═════ DATA PROVIDED ═════

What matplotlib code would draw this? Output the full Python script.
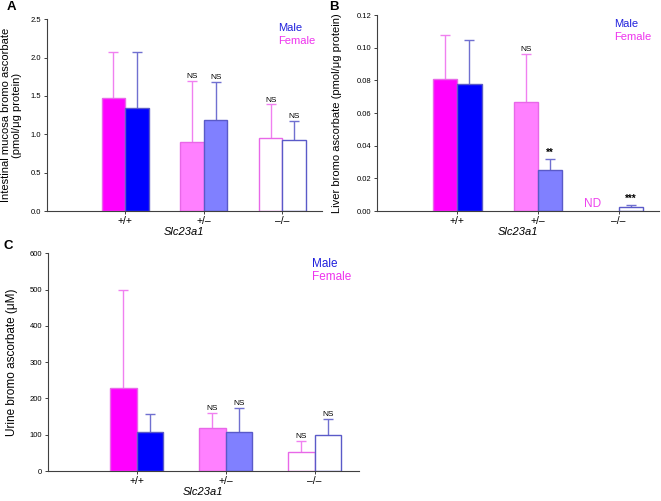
import numpy as np
import matplotlib
matplotlib.use('Agg')
import matplotlib.pyplot as plt

plt.rcParams['font.family'] = ['Liberation Sans', 'DejaVu Sans']

# genotype groups
groups = ['+/+', '+/\u2013', '\u2013/\u2013']

# panel A - intestinal mucosa
a_female = [1.47, 0.90, 0.95]
a_female_sd = [0.60, 0.80, 0.44]
a_male = [1.34, 1.19, 0.92]
a_male_sd = [0.74, 0.49, 0.26]
a_female_sig = ['', 'NS', 'NS']
a_male_sig = ['', 'NS', 'NS']

# panel B - liver (female -/- not detected)
b_female = [0.081, 0.0667, np.nan]
b_female_sd = [0.027, 0.0297, np.nan]
b_male = [0.078, 0.025, 0.0027]
b_male_sd = [0.0265, 0.007, 0.0010]
b_female_sig = ['', 'NS', '']
b_male_sig = ['', '**', '***']

# panel C - urine
c_female = [230, 118, 51]
c_female_sd = [270, 41, 31]
c_male = [107, 107, 99]
c_male_sd = [50, 68, 45]
c_female_sig = ['', 'NS', 'NS']
c_male_sig = ['', 'NS', 'NS']

female_fill = ['#ff00ff', '#ff80ff', 'white']
male_fill = ['#0000ff', '#8080ff', 'white']
female_edge = '#e868e8'
male_edge = '#5a5ac8'
female_err = '#f080f0'
male_err = '#7070d0'

W, H = 661, 501
fig = plt.figure(figsize=(W / 100, H / 100), dpi=100)


def px_axes(left, top, right, bottom):
    return fig.add_axes([left / W, 1 - bottom / H, (right - left) / W, (bottom - top) / H])


def draw_panel(ax, female, female_sd, male, male_sd, fsig, msig, ymax, yticks, fmt):
    x = np.arange(1, len(groups) + 1)
    w = 0.3
    for vals, sds, sig, fills, edge, ecol, off in [
            (female, female_sd, fsig, female_fill, female_edge, female_err, -w / 2),
            (male, male_sd, msig, male_fill, male_edge, male_err, w / 2)]:
        for i in range(len(groups)):
            v = vals[i]
            if np.isnan(v):
                continue
            ax.bar(x[i] + off, v, w, color=fills[i], edgecolor=edge, linewidth=1.0, zorder=2)
            eb = ax.errorbar(x[i] + off, v, yerr=[[0], [sds[i]]], fmt='none', ecolor=ecol,
                             elinewidth=1.0, capsize=3.5, capthick=1.0, zorder=1)
            eb[1][0].set_visible(False)
            if sig[i]:
                bold = '*' in sig[i]
                ax.text(x[i] + off, v + sds[i] + ymax * 0.004, sig[i], ha='center', va='bottom',
                        fontsize=7 if bold else 6, fontweight='bold' if bold else 'normal',
                        color='black')
    ax.set_xlim(0, 3.5)
    ax.set_ylim(0, ymax)
    ax.set_yticks(yticks)
    ax.set_yticklabels([fmt.format(t) for t in yticks], fontsize=5.5)
    ax.set_xticks(x)
    ax.set_xticklabels(groups, fontsize=7.5)
    ax.tick_params(axis='y', length=2.5, width=0.7, color='#404040', pad=1.5)
    ax.tick_params(axis='x', length=2, width=0.7, color='#404040', pad=1.5)
    for s in ['top', 'right']:
        ax.spines[s].set_visible(False)
    for s in ['left', 'bottom']:
        ax.spines[s].set_color('#404040')
        ax.spines[s].set_linewidth(0.8)
    ax.set_xlabel('Slc23a1', fontsize=8, style='italic', labelpad=0.5)


axA = px_axes(46.7, 19.3, 321.7, 211)
draw_panel(axA, a_female, a_female_sd, a_male, a_male_sd, a_female_sig, a_male_sig,
           2.5, np.arange(0, 2.51, 0.5), '{:.1f}')
axB = px_axes(376.7, 15, 659, 211)
draw_panel(axB, b_female, b_female_sd, b_male, b_male_sd, b_female_sig, b_male_sig,
           0.12, np.arange(0, 0.121, 0.02), '{:.2f}')
axC = px_axes(47.7, 253.3, 359, 471)
draw_panel(axC, c_female, c_female_sd, c_male, c_male_sd, c_female_sig, c_male_sig,
           600, np.arange(0, 601, 100), '{:.0f}')

# not detected label
axB.text(2.68, 0.0043, 'ND', ha='center', va='center', fontsize=8.5, color='#ee44ee')

# y labels
fig.text(11.5 / W, 1 - 115 / H, 'Intestinal mucosa bromo ascorbate\n(pmol/\u03bcg protein)',
         rotation=90, ha='center', va='center', fontsize=8, linespacing=1.1)
fig.text(336.7 / W, 1 - 113 / H, 'Liver bromo ascorbate (pmol/\u03bcg protein)',
         rotation=90, ha='center', va='center', fontsize=8)
fig.text(12.5 / W, 1 - 362 / H, 'Urine bromo ascorbate (\u03bcM)',
         rotation=90, ha='center', va='center', fontsize=8.5)

# legends
for x0, y0, fs in [(277.7, 28.3, 8), (614.3, 24, 8), (311.7, 264, 8.5)]:
    fig.text(x0 / W, 1 - y0 / H, 'Male', color='#2020dd', fontsize=fs, ha='left', va='center')
    fig.text(x0 / W, 1 - (y0 + 12.8) / H, 'Female', color='#ee33ee', fontsize=fs,
             ha='left', va='center')

# panel letters
for lx, ly, lab in [(11, 7.5, 'A'), (334, 6.5, 'B'), (8, 246, 'C')]:
    fig.text(lx / W, 1 - ly / H, lab, fontsize=9.5, fontweight='bold', ha='center', va='center')

fig.savefig('out.png', dpi=100)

═════

→ INSTRUCTIONS FOR THE TASK: Copy exactly the lines running from the beginning of the listing through the line that has "c_male_sig = ['', 'NS', 'NS']". Drop the pictures.

→ REPLY:
What matplotlib code would draw this? Output the full Python script.
import numpy as np
import matplotlib
matplotlib.use('Agg')
import matplotlib.pyplot as plt

plt.rcParams['font.family'] = ['Liberation Sans', 'DejaVu Sans']

# genotype groups
groups = ['+/+', '+/\u2013', '\u2013/\u2013']

# panel A - intestinal mucosa
a_female = [1.47, 0.90, 0.95]
a_female_sd = [0.60, 0.80, 0.44]
a_male = [1.34, 1.19, 0.92]
a_male_sd = [0.74, 0.49, 0.26]
a_female_sig = ['', 'NS', 'NS']
a_male_sig = ['', 'NS', 'NS']

# panel B - liver (female -/- not detected)
b_female = [0.081, 0.0667, np.nan]
b_female_sd = [0.027, 0.0297, np.nan]
b_male = [0.078, 0.025, 0.0027]
b_male_sd = [0.0265, 0.007, 0.0010]
b_female_sig = ['', 'NS', '']
b_male_sig = ['', '**', '***']

# panel C - urine
c_female = [230, 118, 51]
c_female_sd = [270, 41, 31]
c_male = [107, 107, 99]
c_male_sd = [50, 68, 45]
c_female_sig = ['', 'NS', 'NS']
c_male_sig = ['', 'NS', 'NS']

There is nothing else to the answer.